For the 2015 edition of Best of Seattle, the Seattle Weekly staff looked back on the past year and selected the five innovations that we feel will do the most to make our city better. This is one of them. To read the rest of Seattle's Best Ideas, go go here.
Black people don’t study computer science.” It’s a common refrain when you talk about diversity in the technology industry.
It’s also wrong.
According to the National Science Foundation, in 2012 just over 10 percent of all computer-science degrees in the United States were earned by African-Americans (who comprise 13.2 percent of the population overall)—a figure that has remained fairly consistent as more and more of the nation’s workforce attends to code.
And yet the number of blacks working at some of the most prominent tech companies, including Facebook and Amazon, is notably low. Figures are particularly grim at Facebook, where 1 percent of the company’s tech workforce is black, compared to the 53 percent that is white and 41 percent tht is Asian. Its non-tech workforce is slighty more reflective of society, at 2 percent black.
To these firms’ credit, they are being more transparent than most about their racial makeup, and are embarking on seemingly sincere efforts to make it right. But the fact remains that as a new world was being created on microprocessors in our phones, whites had a disproportionate say in what that world looked like: what the rules were, whom it would serve, and how it would do it.
Enter HACK the CD, a tech-driven social-innovator collective based in Seattle’s Central District.
For three days in late July, about three dozen people gathered at the Langston Hughes Performing Arts Institute in the CD for the second “hackathon”—patterned after the gatherings in which coders meet for a few days of intense work on a particular problem—under the fledgling organization’s banner. The goal was to figure out ways technology could better serve the community. Over that weekend, a predominantly black crowd discussed new business ideas for their neighborhoods, networked with those who could help them achieve their goals, and provided critical feedback to others about their business models and ideas.
The CD has traditionally had a strong African-American presence. But the area is changing rapidly, as older housing stock is bulldozed to make room for new condos. Kitty-corner from the Institute is a development under construction that announces on a large sign that all but one of its units has already been sold.

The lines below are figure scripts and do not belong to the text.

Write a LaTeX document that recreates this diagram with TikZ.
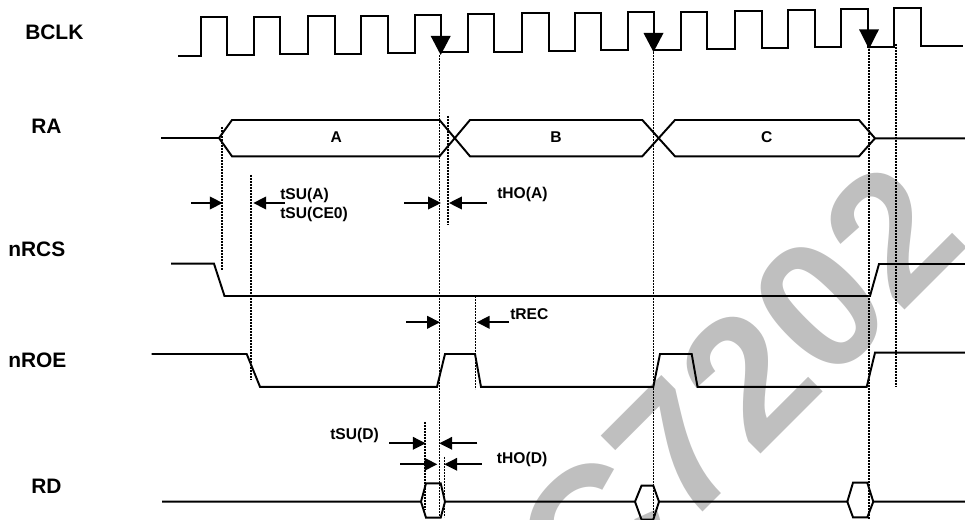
\documentclass[tikz,border=0pt]{standalone}
\usepackage{fontspec}
\setmainfont{Liberation Sans}
\usetikzlibrary{arrows.meta}
\tikzset{
  sig/.style={line width=1.45pt,black,line join=miter},
  clk/.style={line width=1.5pt,black},
  guide/.style={line width=1.25pt,black,dash pattern=on 1.2pt off 1.05pt},
  meas/.style={line width=1.3pt,black,-{Triangle[length=9.6pt,width=9.4pt]}},
  head/.style={fill=black,draw=none},
  biglabel/.style={font=\fontsize{15.7}{18}\selectfont\bfseries,inner sep=0pt,anchor=west},
  smalllabel/.style={font=\fontsize{11.7}{14}\selectfont\bfseries,inner sep=0pt,anchor=west},
  midlabel/.style={font=\fontsize{11.7}{14}\selectfont\bfseries,inner sep=0pt},
}
\begin{document}
\begin{tikzpicture}[x=0.75pt,y=-0.75pt]
\useasboundingbox (0,0) rectangle (965,520);
\begin{scope}
\clip (0,0) rectangle (965,520);
\node[rotate=45,text=black!25,inner sep=0pt,anchor=base,font=\fontsize{137}{137}\selectfont\bfseries] (wm) at (782,433) {C7202};
\end{scope}
% guides
\draw[guide] (221.7,127) -- (221.7,270.7);
\draw[guide] (250.7,175) -- (250.7,380);
\draw[guide] (439.5,55) -- (439.5,517);
\draw[guide] (448.3,116) -- (448.3,225);
\draw[guide] (475.5,296) -- (475.5,389);
\draw[guide] (425.2,422) -- (425.2,510);
\draw[guide] (444.5,457) -- (444.5,517);
\draw[guide] (653.5,52) -- (653.5,520);
\draw[guide] (869,49) -- (869,520);
\draw[guide] (895.7,44) -- (895.7,387);
% BCLK
\draw[clk] (178,56) -| (200.5,17.5) -| (227,55) -| (253.5,17) -| (280,54.3) -| (307.5,16) -| (334.7,53.7) -| (361,15.7) -| (388,53) -| (415,14.7) -| (441,52) -| (467.7,14) -| (494,51.7) -| (521.7,13.3) -| (548.7,51) -| (574.7,13) -| (601.3,50) -| (627.7,12.3) -| (653.7,49.7) -| (681,11.7) -| (707.3,48.7) -| (735,11) -| (762,48.3) -| (788,10) -| (815,47) -| (841.3,9) -| (868.3,46.7) -| (894.3,8.3) -| (921.3,46) -- (963,46);
\fill[head] (430.7,36) -- (450.7,36) -- (440.7,55) -- cycle;
\fill[head] (643.5,33) -- (663.5,33) -- (653.5,52) -- cycle;
\fill[head] (859,29.3) -- (879,29.3) -- (869,49) -- cycle;
% RA
\draw[sig] (161,138) -- (219,138) -- (232,120) -- (439.5,120) -- (470,156.3) -- (642.3,156.3) -- (675,120) -- (859,120) -- (875,138.3) -- (965,138.3);
\draw[sig] (219,138) -- (232,156.3) -- (439.5,156.3) -- (470,120) -- (642.3,120) -- (675,156.3) -- (859,156.3) -- (875,138.3);
% nRCS
\draw[sig] (171,263.7) -- (214,263.7) -- (224.5,296) -- (870,296) -- (879,264) -- (965,264);
% nROE
\draw[sig] (151.7,354) -- (246.7,354) -- (260,386.8) -- (437,386.8) -- (445,354) -- (475,354) -- (481,386.8) -- (653.3,386.8) -- (660,354) -- (691.7,354) -- (697.5,386.8) -- (866.7,386.8) -- (875,352.7) -- (965,352.7);
% RD
\draw[sig] (162,501.7) -- (421,501.7) -- (426,483.3) -- (440.7,483.3) -- (445,501.7) -- (635,501.7) -- (641.5,485.7) -- (653.3,485.7) -- (659,501.7) -- (847.3,501.7) -- (853,482.7) -- (867.3,482.7) -- (873.3,501.7) -- (965,501.7);
\draw[sig] (421,501.7) -- (426,517.7) -- (440.7,517.7) -- (445,501.7);
\draw[sig] (635,501.7) -- (641.5,519.5) -- (653.3,519.5) -- (659,501.7);
\draw[sig] (847.3,501.7) -- (853,517.3) -- (867.3,517.3) -- (873.3,501.7);
% measure arrows
\draw[meas] (191,203) -- (222.7,203);
\draw[meas] (285,203) -- (253.3,203);
\draw[meas] (404,203) -- (441,203);
\draw[meas] (486.7,203) -- (449,203);
\draw[meas] (406,322.3) -- (440,322.3);
\draw[meas] (509,322.3) -- (476.7,322.3);
\draw[meas] (389,443.3) -- (425.7,443.3);
\draw[meas] (477.3,443.3) -- (439.3,443.3);
\draw[meas] (400.3,464.3) -- (437.3,464.3);
\draw[meas] (481.7,464.3) -- (444.3,464.3);
% labels
\node[biglabel] (bclk) at (25,32.5) {BCLK};
\node[biglabel] (ra) at (31,126.7) {RA};
\node[biglabel] (nrcs) at (8,249) {nRCS};
\node[biglabel] (nroe) at (8,360.7) {nROE};
\node[biglabel] (rd) at (31,486.7) {RD};
\node[midlabel] (a) at (336.3,137) {A};
\node[midlabel] (b) at (556,137) {B};
\node[midlabel] (c) at (766.7,137) {C};
\node[smalllabel] (tsua) at (280,195) {tSU(A)};
\node[smalllabel] (tsuc) at (280,214) {tSU(CE0)};
\node[smalllabel] (thoa) at (497,194.3) {tHO(A)};
\node[smalllabel] (trec) at (510,314.3) {tREC};
\node[smalllabel] (tsud) at (330,435.7) {tSU(D)};
\node[smalllabel] (thod) at (496.7,459) {tHO(D)};
\end{tikzpicture}
\end{document}
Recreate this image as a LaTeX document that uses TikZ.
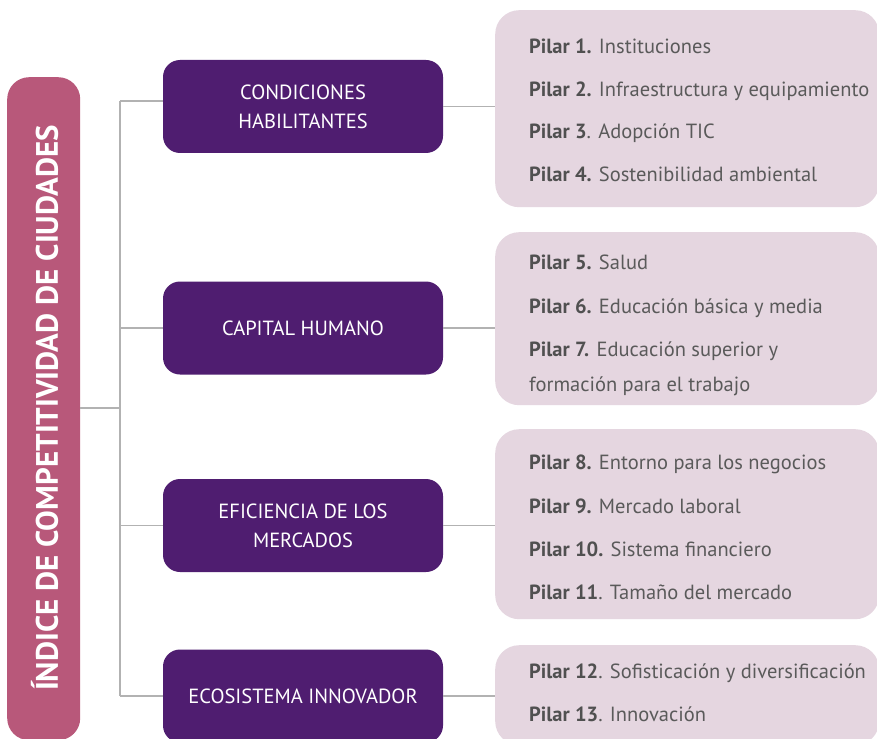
\documentclass[tikz,border=0pt]{standalone}
\usepackage{fontspec}
\setmainfont{PT Sans}
\definecolor{barpink}{RGB}{184,88,122}
\definecolor{deeppurple}{RGB}{79,29,112}
\definecolor{lightmauve}{RGB}{229,214,224}
\definecolor{txtgrey}{RGB}{90,90,90}
\definecolor{boldgrey}{RGB}{80,80,80}
\definecolor{linegrey}{RGB}{178,178,178}
\newcommand{\pb}[1]{\textbf{\color{boldgrey}#1}}
\begin{document}
\begin{tikzpicture}[x=1pt,y=-1pt,
  catbox/.style={fill=deeppurple, rounded corners=17pt, minimum width=280pt, minimum height=93pt, inner sep=0pt, text=white, font=\fontsize{20.5}{29}\selectfont, align=center},
  pilbox/.style={fill=lightmauve, rounded corners=24pt, inner sep=0pt, anchor=north west, minimum width=384pt},
  pil/.style={anchor=base west, inner sep=0pt, text=txtgrey, font=\fontsize{20.5}{24}\selectfont},
  link/.style={draw=linegrey, line width=1.2pt}]
\useasboundingbox (0,0) rectangle (877,738);
\fill[white] (0,0) rectangle (877,738);
% index bar
\node[fill=barpink, rounded corners=22pt, minimum width=73pt, minimum height=663pt, inner sep=0pt, anchor=north west] (idx) at (7,77) {};
\node[rotate=90, text=white, inner sep=0pt, font=\fontsize{31}{31}\selectfont\bfseries] (title) at (44.5,408) {ÍNDICE DE COMPETITIVIDAD DE CIUDADES};
% categories
\node[catbox] (c1) at (303,106.5) {CONDICIONES\\HABILITANTES};
\node[catbox] (c2) at (303,328) {CAPITAL HUMANO};
\node[catbox] (c3) at (303,525.5) {EFICIENCIA DE LOS\\MERCADOS};
\node[catbox] (c4) at (303,696) {ECOSISTEMA INNOVADOR};
% pillar groups
\node[pilbox, minimum height=197pt] (g1) at (495,10) {};
\node[pilbox, minimum height=173pt] (g2) at (495,232) {};
\node[pilbox, minimum height=190pt] (g3) at (495,429) {};
\node[pilbox, minimum height=100pt] (g4) at (495,645) {};
% pillar texts
\node[pil] (p1) at (529,54) {\pb{Pilar 1.} Instituciones};
\node[pil] (p2) at (529,96.5) {\pb{Pilar 2.} Infraestructura y equipamiento};
\node[pil] (p3) at (529,139) {\pb{Pilar 3}. Adopción TIC};
\node[pil] (p4) at (529,181.5) {\pb{Pilar 4.} Sostenibilidad ambiental};
\node[pil] (p5) at (529,269) {\pb{Pilar 5.} Salud};
\node[pil] (p6) at (529,313) {\pb{Pilar 6.} Educación básica y media};
\node[pil] (p7) at (529,356) {\pb{Pilar 7.} Educación superior y};
\node[pil] (p7b) at (529,391) {formación para el trabajo};
\node[pil] (p8) at (529,469) {\pb{Pilar 8.} Entorno para los negocios};
\node[pil] (p9) at (529,513) {\pb{Pilar 9.} Mercado laboral};
\node[pil] (p10) at (529,556) {\pb{Pilar 10.} Sistema financiero};
\node[pil] (p11) at (529,599) {\pb{Pilar 11}. Tamaño del mercado};
\node[pil] (p12) at (529,678) {\pb{Pilar 12}. Sofisticación y diversificación};
\node[pil] (p13) at (529,721) {\pb{Pilar 13}. Innovación};
% connectors
\coordinate (hub) at (120,408);
\coordinate (t1) at (120,101);
\coordinate (t4) at (120,696);
\draw[link] (idx.east |- hub) -- (hub);
\draw[link] (t1) -- (t4);
\draw[link] (t1) -- (c1.west |- t1);
\draw[link] (c2.west -| hub) -- (c2.west);
\draw[link] (c3.west -| hub) -- (c3.west);
\draw[link] (t4) -- (c4.west |- t4);
\draw[link] (c1.east) -- (c1.east -| g1.west);
\draw[link] (c2.east) -- (c2.east -| g2.west);
\draw[link] (c3.east) -- (c3.east -| g3.west);
\draw[link] (c4.east) -- (c4.east -| g4.west);
\end{tikzpicture}
\end{document}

It’s little surprise, then, that the stemming of gentrification is at the forefront of many minds at this Saturday-morning workshop asking how the Black Lives Matter movement can address economic justice.
“We talked about coming up with an app that highlights black businesses, like a black Yelp,” one man tells the crowd following a roundtable brainstorm.
A woman affirms that she’d use such a product. “I live in Des Moines,” she says. “I don’t know what black businesses exist in my area.”
At another table, conversation turns to findings by the U.S. Justice Department that Honda charged minority customers higher rates on their car loans than white customers. Since no one knows how much everyone else is paying on their loans, this kind of discrimination can be difficult to detect. Perhaps they could set up a system that crowd-sources that information, to detect discrepancies more quickly. An app in which people anonymously submit their salaries could serve as a model.
In a similar vein, a table of mostly high-school and middle-school students talk about ways they could use technology to track how students of different races are disciplined by teachers. As it is, one boy says, when kids suggest that white students are shown more leniency than black students, “No one believes you. It’s like you’re telling a ghost story.”
HACK the CD co-founder David Harris says that while hackathons are attended mostly by people who already have strong tech skill sets, HACK the CD is designed to welcome all comers from the area to foster ideas and solutions that address the needs of the community. “What we’re doing with HACK the CD is disrupting the status quo, because things as they are aren’t working, no matter where you look,” Harris says.
Harris’ day job is at the Seattle-based Technology Access Foundation, where he develops “authentic learning experiences for students of color” in STEM (science, technology, engineering, and mathematics). He says he’s taken students all across the world, and that includes to the tech campuses on the East Side. “The students really tell it like it is, and they comment that no one looks like them when we’re there,” he says.
Harris notes that when it comes to diversity in tech, “a lot of the focus has been on percentage of the workforce. But one glaringly obvious thing that doesn’t get talked about is that a lot of these companies are founded by white men. It’s no surprise that they hire white men.”
“How do we create more black founders?” he says.
It should be noted that no ill will is directed toward Seattle’s large tech companies at the event. It’s sponsored in part by Amazon, and several black Amazon employees are on hand to offer attendees advice and guidance.
Last year’s HACK the CD spawned at least three start-ups, and Harris set a goal of seeing five businesses start from this year’s event.
There is certainly no shortage of ideas.
Amari Garrett, a high-school sophomore, stands before the Saturday crowd to give a compact elevator pitch of his idea for an app that would better explain what can and can’t be recycled and composted in Seattle—with an eye toward a new law that will fine people if they put too much food waste into their trash bins.
“We don’t have the most information in our community, and if we get fined, that’s another way they could extract money from our community,” Garrett tells the crowd. He then lists what skills he’ll need to get the app off the ground, at which point those in the crowd with those paticular skills raise their hands.